C'est L'amitié qui me les a inspirées. M. Suard qui a lu la pièce Come Censeur des spectacles; M. Turgot à qui on a cru pouvoir La laisser lire sans vous déplaire pensent à peu près Come moi. Nous trouvons également que si vous daignez faire quelques corrections, et vous rendre sévère à vous même, il ne vous faudra qu'un peu de tems et de patience pour produire deux ouvrages qui feront époque dans La littérature. Je ne suis point surpris de L'effet que La lecture des deux pièces à faite à Fernei; J'y ai trouvé de quoi justifier L'enthousiasme et les larmes. Mais songez que vous nous avez accoutumé à La perfection dans les convenances, dans les caractères, come Racine nous avait accoutumés à La perfection dans le stile, que vous seul avez réuni les deux perfections, et que si on est sévère c'est votre faute. M. d'Argental fera ce que vous souhaitez.
J'ai reçu votre nouveau factum en faveur du genre humain. J'en avais déjà un éxemplaire que m. Bitaubé m'a apporté. Vous pouvez l'envoier par la poste à M. Turgot. C'est le plus beau sujet de prix qu'aucune académie ait proposé. Les petits enfans de Me La Duchesse d'Enville partiront vers la fin de février pour Geneve. Quoique très fâchés de quitter La maison paternelle l'espérance de vous voir les a presque Consolés. Je vous écrirai par eux sur quelques objets que je ne me soucie pas de comuniquer ni à La Canaille qui ouvre les lettres à La poste, ni à celle qui s'est opposée à L'abolissement de cette violation de toutes les loix de L'équité, et de la décense. Si les méchans voulaient bien s'abstenir seulement des infamies qui ne leur sont bones à rien le genre humain serait délivré de La moitié de ses maux.
Adieu, mon cher et illustre maitre, vous Connaissez mon respect et ma tendre amitié.

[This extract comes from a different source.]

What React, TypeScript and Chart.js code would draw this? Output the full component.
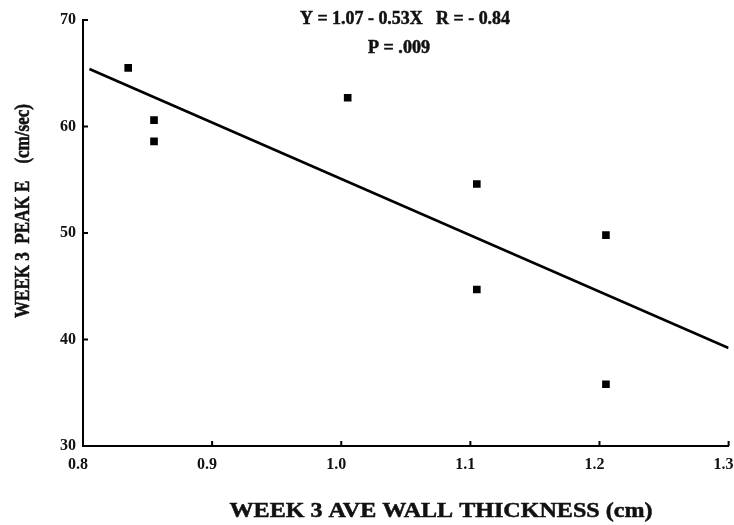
import React, { useEffect, useRef } from "react";
import { Chart, registerables } from "chart.js";

Chart.register(...registerables);

// Data
const thickness = [0.835, 0.855, 0.855, 1.005, 1.105, 1.105, 1.205, 1.205];
const peakE = [65.5, 60.6, 58.6, 62.7, 54.6, 44.7, 49.8, 35.8];
const fitX = [0.805, 1.3];
const fitY = [65.4, 39.2];
const xTicks = [0.8, 0.9, 1.0, 1.1, 1.2, 1.3];
const yTicks = [30, 40, 50, 60, 70];
const xTitle = "WEEK 3 AVE WALL THICKNESS (cm)";
const yTitle = "WEEK 3  PEAK E    (cm/sec)";
const eqText = "Y = 1.07 - 0.53X   R = - 0.84";
const pText = "P = .009";

const FONT = '"Liberation Serif", "Times New Roman", serif';

function fitText(ctx: CanvasRenderingContext2D, text: string, x: number, y: number, size: number, width: number) {
  ctx.font = `bold ${size}px ${FONT}`;
  const w = ctx.measureText(text).width;
  ctx.save();
  ctx.translate(x, y);
  ctx.scale(width / w, 1);
  ctx.textAlign = "center";
  ctx.textBaseline = "alphabetic";
  ctx.fillText(text, 0, 0);
  ctx.lineWidth = 0.5;
  ctx.strokeStyle = "#111";
  ctx.strokeText(text, 0, 0);
  ctx.restore();
}

const decorPlugin = {
  id: "decor",
  beforeDraw(chart: any) {
    const ctx = chart.ctx;
    ctx.save();
    ctx.fillStyle = "#fff";
    ctx.fillRect(0, 0, chart.width, chart.height);
    ctx.restore();
  },
  afterDraw(chart: any) {
    const ctx: CanvasRenderingContext2D = chart.ctx;
    const xs = chart.scales.x;
    const ys = chart.scales.y;
    ctx.save();
    ctx.strokeStyle = "#000";
    ctx.lineWidth = 2;
    // inward tick marks
    xTicks.forEach((v) => {
      const px = xs.getPixelForValue(v);
      ctx.beginPath();
      ctx.moveTo(px, ys.bottom);
      ctx.lineTo(px, ys.bottom - 5);
      ctx.stroke();
    });
    yTicks.forEach((v) => {
      const py = ys.getPixelForValue(v);
      ctx.beginPath();
      ctx.moveTo(xs.left, py);
      ctx.lineTo(xs.left + 5, py);
      ctx.stroke();
    });
    ctx.fillStyle = "#111";
    // annotations
    fitText(ctx, eqText, 405, 24, 18, 210);
    fitText(ctx, pText, 399, 53, 18, 62);
    // x title
    fitText(ctx, xTitle, 441, 517, 21, 423);
    // y title
    ctx.save();
    ctx.translate(29, 211);
    ctx.rotate(-Math.PI / 2);
    fitText(ctx, yTitle, 0, 0, 20, 214);
    ctx.restore();
    ctx.restore();
  },
};

export default function App() {
  const ref = useRef<HTMLCanvasElement | null>(null);
  useEffect(() => {
    if (!ref.current) return;
    const chart = new Chart(ref.current, {
      type: "scatter",
      data: {
        datasets: [
          {
            type: "scatter",
            data: thickness.map((x, i) => ({ x, y: peakE[i] })),
            pointStyle: "rect",
            radius: 5.4,
            backgroundColor: "#000",
            borderColor: "#000",
            borderWidth: 0,
          },
          {
            type: "line",
            data: fitX.map((x, i) => ({ x, y: fitY[i] })),
            borderColor: "#000",
            borderWidth: 2.6,
            pointRadius: 0,
            fill: false,
          } as any,
        ],
      },
      options: {
        animation: false,
        responsive: false,
        events: [],
        layout: { padding: { left: 0, right: 4, top: 20, bottom: 0 } },
        plugins: { legend: { display: false }, tooltip: { enabled: false } },
        scales: {
          x: {
            type: "linear",
            min: 0.8,
            max: 1.3,
            afterFit: (s: any) => { s.height = 79; s.paddingLeft = 0; s.paddingRight = 0; },
            afterBuildTicks: (s: any) => { s.ticks = xTicks.map((v) => ({ value: v })); },
            grid: { display: false, drawTicks: false },
            border: { display: true, color: "#000", width: 2 },
            ticks: {
              padding: 9,
              labelOffset: -5,
              color: "#111",
              font: { family: FONT, size: 16, weight: "bold" },
              callback: (v: any) => Number(v).toFixed(1),
            },
          },
          y: {
            type: "linear",
            min: 30,
            max: 70,
            afterFit: (s: any) => { s.width = 83; s.paddingTop = 0; s.paddingBottom = 0; },
            afterBuildTicks: (s: any) => { s.ticks = yTicks.map((v) => ({ value: v })); },
            grid: { display: false, drawTicks: false },
            border: { display: true, color: "#000", width: 2 },
            ticks: {
              padding: 7,
              color: "#111",
              font: { family: FONT, size: 16, weight: "bold" },
              callback: (v: any) => String(v),
            },
          },
        },
      } as any,
      plugins: [decorPlugin],
    });
    return () => chart.destroy();
  }, []);
  return (
    <div style={{ position: "absolute", left: 0, top: 0, width: 734, height: 525, background: "#fff" }}>
      <canvas ref={ref} width={734} height={525} style={{ display: "block", width: 734, height: 525 }} />
    </div>
  );
}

Je viens d'apprendre par M. d'Argental que vous vouléz que Nicéphore ne soit pas trop odieux. Il me parait que vous ne pouvez guères disculper Aléxis qu'en faisant de Nicéphore un tyran, et un Tyran qui a formé le projet de faire périr sa femme, projet dont L'arrivée d'Aléxis puisse seul empêcher L'éxécution. Le respect d'Irene pour son mari Coupable en serait plus intéressant, les espérances d'Aléxis un peu mieux fondées, et le sacrifice d'Irene d'autant plus intéressant qu'il ne serait plus absolument indispensable. Il ne s'agit pas de frapper juste mais de frapper fort. Vous souvenez vous de ce mot qui vaut Mieux que toute la poëtique d'Aristote?